With Activision’s very well-received Goldeneye remake currently doing extremely reasonable business on the Nintendo Wii, and with Namco Bandai’s stellar-looking Splatterhouse revamp sitting on the immediate horizon, now seems like the perfect time to take a look at some old classics that haven’t yet been selected for a shiny new HD refit, but more than deserve to be.
5. Freedom Fighters by IO Interactive (2003)
It was very easy to let Freedom Fighters pass you by when it was first released, and too many people did precisely that. The forgettable title and generic sleeve art certainly didn’t help its chances, but oddly enough, seeing it in action did it no real favours either. What made Freedom Fighters so compelling was the simple but compulsive squad-based angle of the gameplay, and this wasn’t easily conveyed. The (offline) multiplayer options were terrific, and it could still become something of a minor classic if online play were to be introduced.
4. The World Is Not Enough by Eurocom (2000)
Another title that was unjustly ignored on its maiden release, but one that has consequently spawned its own very small (but vocal) cult following. TWINE was seen at the time as a poor man’s Goldeneye. It obviously wasn’t fresh and the multiplayer wasn’t as polished, but this is one of gaming’s all time great rip-offs, and some of its best moments – like the breathless Cold Reception level – actually stand toe-to-toe with the best bits of Rare’s seminal juggernaut. It doesn’t deserve the same lavish attention that Goldeneye has recently received, but it certainly doesn’t deserve to be forgotten either. TWINE fans weren’t surprised when the Goldeneye remake turned out as well as it did: it was developed by many of the same TWINE team.

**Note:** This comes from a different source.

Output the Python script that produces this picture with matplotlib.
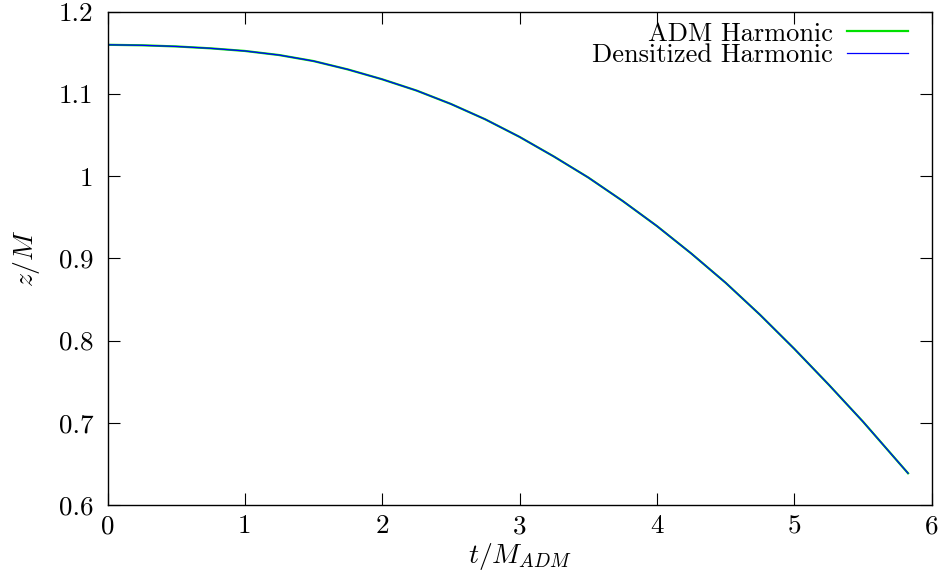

3. Frequency by Harmonix (2002)
Before you were required to own your own body weight in plastic peripherals in order to enjoy most of their terrific wares, Harmonix were restricted to crafting games that needed nothing more exciting than a simple old Dualshock controller in order to play. Although sequel Amplitude brought a compelling online multiplayer component to the party, the emphasis on poppier tunes cut away some of Frequency’s appealing rawness, and thus it’s the original game that earns a nomination here. Another sequel would work, but because of the exemplary tracklisting, a simple HD redux would be more than enough.
2. Blast Corps by Rare (1997)
Blast Corps needs to be remade not only because it was a downright superb game that nowhere near enough people ever experienced, but also because it was a thoroughly unique proposition that for some bizarre reason, has never directly influenced anything else. The bright and jolly toy-town in which it was set was charming but never twee (and a bit of a joy to spend time in) but the ingenious nature of the puzzles – most of which culminated in the loud destruction of one or more nondescript buildings – always made it stand apart. As with some of the games on this list (or all of them, in fact) we’d be happy to simply see the original game ported to the current generation of HD consoles. But it’s a sequel that we’re really after, if only to see this kind of rampant carnage at its visual best.
1. Killer Instinct by Rare (1995)
Another Rare game, and for some, the greatest 2D fighter of all time. The fact that Killer Instinct’s lustre hasn’t dimmed in all these years might be a testament to how ahead of its time it was; but it also might just be yet another sign of an ageing fanbase’s insatiable nostalgia. One thing that we do know is that the original SNES port of the stunning arcade original was one of the best games on the system, and if you can still get your mitts on it, it continues to sparkle even today. Rare have been teasing KI: 3 for the best part of a decade, and enough is finally enough. Without wishing to sound like a broken record, we’d be more than happy with a souped-up port of the original…. And how hard can that really be?